[A block of data]

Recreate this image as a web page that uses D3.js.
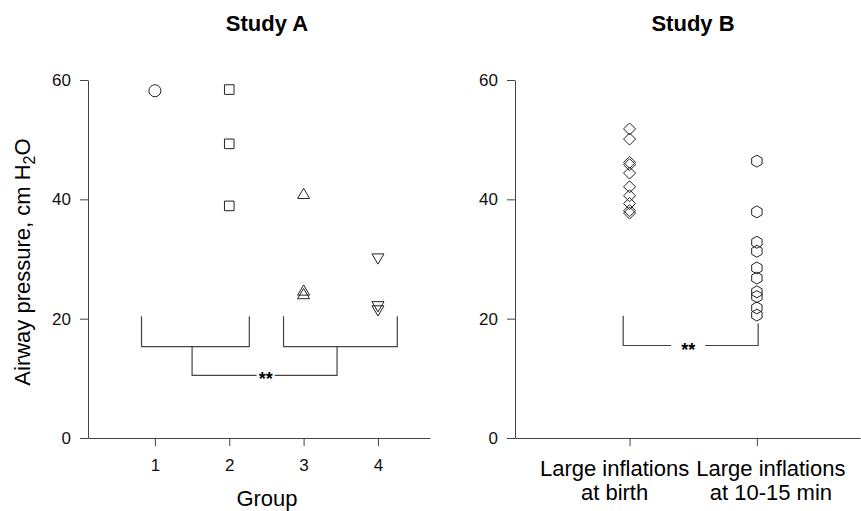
<!DOCTYPE html>
<html>
<head>
<meta charset="utf-8">
<script src="https://cdn.jsdelivr.net/npm/d3@7"></script>
<style>
  body { margin: 0; background: #fff; }
  svg { font-family: "Liberation Sans", Arial, sans-serif; }
</style>
</head>
<body>
<svg width="861" height="511"></svg>
<script>
// ---- data (cm H2O) ----
var yTicks = [0, 20, 40, 60];
var groupTicks = [1, 2, 3, 4];
var groupShapes = ["circle", "square", "triUp", "triDown"];
var group1 = [58.2];
var group2 = [58.4, 49.3, 38.9];
var group3 = [41.0, 24.8, 24.2];
var group4 = [30.0, 22.0, 21.3];

var studyBLabels = [["Large inflations", "at birth"], ["Large inflations", "at 10-15 min"]];
var birth = [51.8, 50.1, 46.2, 45.8, 44.4, 42.1, 40.6, 39.3, 38.1, 37.7];
var later = [46.4, 37.9, 32.8, 31.3, 28.5, 26.8, 24.5, 23.7, 21.8, 20.6];

// brackets: [x1, x2, yTopLeft, yTopRight, yBottom]
var bracketsA = [[0.82, 2.27, 20.4, 20.4, 15.3], [2.73, 4.26, 20.4, 20.4, 15.3]];
var linkA = [1.5, 3.45, 15.3, 15.3, 10.5];
var bracketB = [0.95, 2.01, 20.5, 19.2, 15.5];

var svg = d3.select("svg");
var ink = "#222", lineCol = "#444";

// custom symbol types, size = half width
var shapes = {
  circle: { draw: function (c, r) { c.moveTo(r, 0); c.arc(0, 0, r, 0, 2 * Math.PI); } },
  square: { draw: function (c, r) { c.rect(-r, -r, 2 * r, 2 * r); } },
  triUp: { draw: function (c, r) { c.moveTo(0, -r * 0.85); c.lineTo(r, r * 0.85); c.lineTo(-r, r * 0.85); c.closePath(); } },
  triDown: { draw: function (c, r) { c.moveTo(0, r * 0.85); c.lineTo(r, -r * 0.85); c.lineTo(-r, -r * 0.85); c.closePath(); } },
  diamond: { draw: function (c, r) { c.moveTo(0, -r); c.lineTo(r, 0); c.lineTo(0, r); c.lineTo(-r, 0); c.closePath(); } },
  hexagon: { draw: function (c, r) {
    for (var k = 0; k < 6; k++) {
      var a = -Math.PI / 2 + k * Math.PI / 3;
      if (k == 0) c.moveTo(r * Math.cos(a), r * Math.sin(a)); else c.lineTo(r * Math.cos(a), r * Math.sin(a));
    }
    c.closePath();
  } }
};
var shapeSize = { circle: 6, square: 4.8, triUp: 6, triDown: 6, diamond: 6, hexagon: 6 };

function symbolPath(name) {
  return d3.symbol().type(shapes[name]).size(shapeSize[name])();
}

// y axis with outward ticks
function drawYAxis(g, y, x0) {
  var ax = g.append("g").attr("transform", "translate(" + x0 + ",0)")
    .call(d3.axisLeft(y).tickValues(yTicks).tickSize(8).tickPadding(9).tickSizeOuter(0));
  ax.select(".domain").attr("stroke", lineCol);
  ax.selectAll(".tick line").attr("stroke", lineCol);
  ax.selectAll(".tick text").attr("font-size", 17).attr("fill", "#111")
    .attr("font-family", "Liberation Sans, Arial, sans-serif");
}

function drawBracket(g, x, y, b, col) {
  var p = d3.path();
  p.moveTo(x(b[0]), y(b[2]));
  p.lineTo(x(b[0]), y(b[4]));
  p.lineTo(x(b[1]), y(b[4]));
  p.lineTo(x(b[1]), y(b[3]));
  g.append("path").attr("d", p.toString()).attr("fill", "none")
    .attr("stroke", col).attr("stroke-width", 1.2);
}

function stars(g, cx, cy, gap) {
  g.append("rect").attr("x", cx - gap).attr("y", cy - 6).attr("width", gap * 2).attr("height", 12).attr("fill", "#fff");
  g.append("text").attr("x", cx).attr("y", cy + 10).attr("text-anchor", "middle")
    .attr("font-size", 18).attr("font-weight", "bold").attr("fill", "#000").text("**");
}

var y = d3.scaleLinear().domain([0, 60]).range([438, 80]);

// ---------- Study A ----------
var xA = d3.scaleLinear().domain([0.1, 4.7]).range([88, 430]);
var gA = svg.append("g");

var axA = gA.append("g").attr("transform", "translate(0,438)")
  .call(d3.axisBottom(xA).tickValues(groupTicks).tickFormat(d3.format("d")).tickSize(8).tickPadding(13).tickSizeOuter(0));
axA.select(".domain").attr("stroke", lineCol);
axA.selectAll(".tick line").attr("stroke", lineCol);
axA.selectAll(".tick text").attr("font-size", 17).attr("fill", "#111")
  .attr("font-family", "Liberation Sans, Arial, sans-serif");
drawYAxis(gA, y, 88);

var groups = [group1, group2, group3, group4];
groups.forEach(function (vals, i) {
  gA.append("g").selectAll("path").data(vals).enter().append("path")
    .attr("d", symbolPath(groupShapes[i]))
    .attr("transform", function (d) { return "translate(" + xA(groupTicks[i]) + "," + y(d) + ")"; })
    .attr("fill", "none").attr("stroke", ink).attr("stroke-width", 1);
});

bracketsA.forEach(function (b) { drawBracket(gA, xA, y, b, lineCol); });
drawBracket(gA, xA, y, linkA, lineCol);
stars(gA, xA(2.49), y(linkA[4]), 9);

gA.append("text").attr("x", 267).attr("y", 31).attr("text-anchor", "middle")
  .attr("font-size", 22).attr("font-weight", "bold").text("Study A");
gA.append("text").attr("x", 267).attr("y", 506).attr("text-anchor", "middle")
  .attr("font-size", 22).text("Group");

var yl = gA.append("text").attr("transform", "translate(30,262) rotate(-90)")
  .attr("text-anchor", "middle").attr("font-size", 22);
yl.append("tspan").text("Airway pressure, cm H");
yl.append("tspan").attr("font-size", 16).attr("dy", 5).text("2");
yl.append("tspan").attr("dy", -5).text("O");

// ---------- Study B ----------
var xB = d3.scaleLinear().domain([0.1, 2.81]).range([515, 860]);
var gB = svg.append("g");

var axB = gB.append("g").attr("transform", "translate(0,438)")
  .call(d3.axisBottom(xB).tickValues([1, 2]).tickFormat("").tickSize(8).tickSizeOuter(0));
axB.select(".domain").attr("stroke", lineCol);
axB.selectAll(".tick line").attr("stroke", lineCol);
drawYAxis(gB, y, 515);

var labelShift = [-15, 14];
studyBLabels.forEach(function (lines, i) {
  var t = gB.append("text").attr("text-anchor", "middle").attr("font-size", 22);
  lines.forEach(function (s, j) {
    t.append("tspan").attr("x", xB(i + 1) + labelShift[i]).attr("y", 476 + j * 24).text(s);
  });
});

gB.append("g").selectAll("path").data(birth).enter().append("path")
  .attr("d", symbolPath("diamond"))
  .attr("transform", function (d) { return "translate(" + xB(1) + "," + y(d) + ")"; })
  .attr("fill", "none").attr("stroke", ink).attr("stroke-width", 1);
gB.append("g").selectAll("path").data(later).enter().append("path")
  .attr("d", symbolPath("hexagon"))
  .attr("transform", function (d) { return "translate(" + xB(2) + "," + y(d) + ")"; })
  .attr("fill", "none").attr("stroke", ink).attr("stroke-width", 1);

drawBracket(gB, xB, y, bracketB, lineCol);
stars(gB, xB(1.46), y(bracketB[4]), 17);

gB.append("text").attr("x", 693).attr("y", 31).attr("text-anchor", "middle")
  .attr("font-size", 22).attr("font-weight", "bold").text("Study B");
</script>
</body>
</html>
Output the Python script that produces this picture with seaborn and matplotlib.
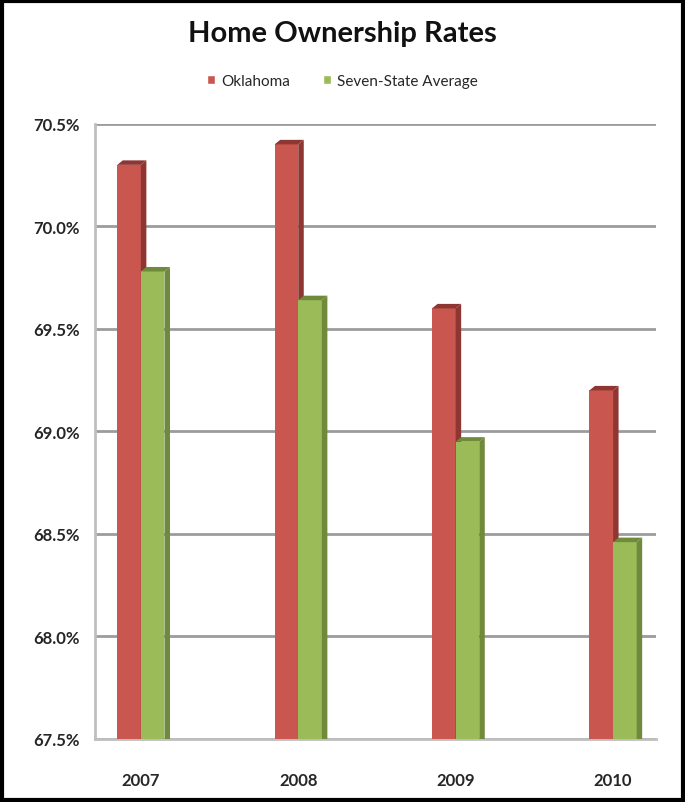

§ **OBJECTIVE**: Pictures excluded, quote all the data above exactly.

§ **ANSWER TO THIS EXERCISE**:
Recreate this image as a web page that uses D3.js.
<!DOCTYPE html>
<html>
<head>
<meta charset="utf-8">
<script src="https://cdn.jsdelivr.net/npm/d3@7"></script>
<style>
  body { margin: 0; background: #fff; }
  svg { font-family: "Liberation Sans", Arial, sans-serif; }
</style>
</head>
<body>
<svg width="861" height="511"></svg>
<script>
// ---- data (cm H2O) ----
var yTicks = [0, 20, 40, 60];
var groupTicks = [1, 2, 3, 4];
var groupShapes = ["circle", "square", "triUp", "triDown"];
var group1 = [58.2];
var group2 = [58.4, 49.3, 38.9];
var group3 = [41.0, 24.8, 24.2];
var group4 = [30.0, 22.0, 21.3];

var studyBLabels = [["Large inflations", "at birth"], ["Large inflations", "at 10-15 min"]];
var birth = [51.8, 50.1, 46.2, 45.8, 44.4, 42.1, 40.6, 39.3, 38.1, 37.7];
var later = [46.4, 37.9, 32.8, 31.3, 28.5, 26.8, 24.5, 23.7, 21.8, 20.6];

// brackets: [x1, x2, yTopLeft, yTopRight, yBottom]
var bracketsA = [[0.82, 2.27, 20.4, 20.4, 15.3], [2.73, 4.26, 20.4, 20.4, 15.3]];
var linkA = [1.5, 3.45, 15.3, 15.3, 10.5];
var bracketB = [0.95, 2.01, 20.5, 19.2, 15.5];

var svg = d3.select("svg");
var ink = "#222", lineCol = "#444";

// custom symbol types, size = half width
var shapes = {
  circle: { draw: function (c, r) { c.moveTo(r, 0); c.arc(0, 0, r, 0, 2 * Math.PI); } },
  square: { draw: function (c, r) { c.rect(-r, -r, 2 * r, 2 * r); } },
  triUp: { draw: function (c, r) { c.moveTo(0, -r * 0.85); c.lineTo(r, r * 0.85); c.lineTo(-r, r * 0.85); c.closePath(); } },
  triDown: { draw: function (c, r) { c.moveTo(0, r * 0.85); c.lineTo(r, -r * 0.85); c.lineTo(-r, -r * 0.85); c.closePath(); } },
  diamond: { draw: function (c, r) { c.moveTo(0, -r); c.lineTo(r, 0); c.lineTo(0, r); c.lineTo(-r, 0); c.closePath(); } },
  hexagon: { draw: function (c, r) {
    for (var k = 0; k < 6; k++) {
      var a = -Math.PI / 2 + k * Math.PI / 3;
      if (k == 0) c.moveTo(r * Math.cos(a), r * Math.sin(a)); else c.lineTo(r * Math.cos(a), r * Math.sin(a));
    }
    c.closePath();
  } }
};
var shapeSize = { circle: 6, square: 4.8, triUp: 6, triDown: 6, diamond: 6, hexagon: 6 };

function symbolPath(name) {
  return d3.symbol().type(shapes[name]).size(shapeSize[name])();
}

// y axis with outward ticks
function drawYAxis(g, y, x0) {
  var ax = g.append("g").attr("transform", "translate(" + x0 + ",0)")
    .call(d3.axisLeft(y).tickValues(yTicks).tickSize(8).tickPadding(9).tickSizeOuter(0));
  ax.select(".domain").attr("stroke", lineCol);
  ax.selectAll(".tick line").attr("stroke", lineCol);
  ax.selectAll(".tick text").attr("font-size", 17).attr("fill", "#111")
    .attr("font-family", "Liberation Sans, Arial, sans-serif");
}

function drawBracket(g, x, y, b, col) {
  var p = d3.path();
  p.moveTo(x(b[0]), y(b[2]));
  p.lineTo(x(b[0]), y(b[4]));
  p.lineTo(x(b[1]), y(b[4]));
  p.lineTo(x(b[1]), y(b[3]));
  g.append("path").attr("d", p.toString()).attr("fill", "none")
    .attr("stroke", col).attr("stroke-width", 1.2);
}

function stars(g, cx, cy, gap) {
  g.append("rect").attr("x", cx - gap).attr("y", cy - 6).attr("width", gap * 2).attr("height", 12).attr("fill", "#fff");
  g.append("text").attr("x", cx).attr("y", cy + 10).attr("text-anchor", "middle")
    .attr("font-size", 18).attr("font-weight", "bold").attr("fill", "#000").text("**");
}

var y = d3.scaleLinear().domain([0, 60]).range([438, 80]);

// ---------- Study A ----------
var xA = d3.scaleLinear().domain([0.1, 4.7]).range([88, 430]);
var gA = svg.append("g");

var axA = gA.append("g").attr("transform", "translate(0,438)")
  .call(d3.axisBottom(xA).tickValues(groupTicks).tickFormat(d3.format("d")).tickSize(8).tickPadding(13).tickSizeOuter(0));
axA.select(".domain").attr("stroke", lineCol);
axA.selectAll(".tick line").attr("stroke", lineCol);
axA.selectAll(".tick text").attr("font-size", 17).attr("fill", "#111")
  .attr("font-family", "Liberation Sans, Arial, sans-serif");
drawYAxis(gA, y, 88);

var groups = [group1, group2, group3, group4];
groups.forEach(function (vals, i) {
  gA.append("g").selectAll("path").data(vals).enter().append("path")
    .attr("d", symbolPath(groupShapes[i]))
    .attr("transform", function (d) { return "translate(" + xA(groupTicks[i]) + "," + y(d) + ")"; })
    .attr("fill", "none").attr("stroke", ink).attr("stroke-width", 1);
});

bracketsA.forEach(function (b) { drawBracket(gA, xA, y, b, lineCol); });
drawBracket(gA, xA, y, linkA, lineCol);
stars(gA, xA(2.49), y(linkA[4]), 9);

gA.append("text").attr("x", 267).attr("y", 31).attr("text-anchor", "middle")
  .attr("font-size", 22).attr("font-weight", "bold").text("Study A");
gA.append("text").attr("x", 267).attr("y", 506).attr("text-anchor", "middle")
  .attr("font-size", 22).text("Group");

var yl = gA.append("text").attr("transform", "translate(30,262) rotate(-90)")
  .attr("text-anchor", "middle").attr("font-size", 22);
yl.append("tspan").text("Airway pressure, cm H");
yl.append("tspan").attr("font-size", 16).attr("dy", 5).text("2");
yl.append("tspan").attr("dy", -5).text("O");

// ---------- Study B ----------
var xB = d3.scaleLinear().domain([0.1, 2.81]).range([515, 860]);
var gB = svg.append("g");

var axB = gB.append("g").attr("transform", "translate(0,438)")
  .call(d3.axisBottom(xB).tickValues([1, 2]).tickFormat("").tickSize(8).tickSizeOuter(0));
axB.select(".domain").attr("stroke", lineCol);
axB.selectAll(".tick line").attr("stroke", lineCol);
drawYAxis(gB, y, 515);

var labelShift = [-15, 14];
studyBLabels.forEach(function (lines, i) {
  var t = gB.append("text").attr("text-anchor", "middle").attr("font-size", 22);
  lines.forEach(function (s, j) {
    t.append("tspan").attr("x", xB(i + 1) + labelShift[i]).attr("y", 476 + j * 24).text(s);
  });
});

gB.append("g").selectAll("path").data(birth).enter().append("path")
  .attr("d", symbolPath("diamond"))
  .attr("transform", function (d) { return "translate(" + xB(1) + "," + y(d) + ")"; })
  .attr("fill", "none").attr("stroke", ink).attr("stroke-width", 1);
gB.append("g").selectAll("path").data(later).enter().append("path")
  .attr("d", symbolPath("hexagon"))
  .attr("transform", function (d) { return "translate(" + xB(2) + "," + y(d) + ")"; })
  .attr("fill", "none").attr("stroke", ink).attr("stroke-width", 1);

drawBracket(gB, xB, y, bracketB, lineCol);
stars(gB, xB(1.46), y(bracketB[4]), 17);

gB.append("text").attr("x", 693).attr("y", 31).attr("text-anchor", "middle")
  .attr("font-size", 22).attr("font-weight", "bold").text("Study B");
</script>
</body>
</html>
Output the Python script that produces this picture with seaborn and matplotlib.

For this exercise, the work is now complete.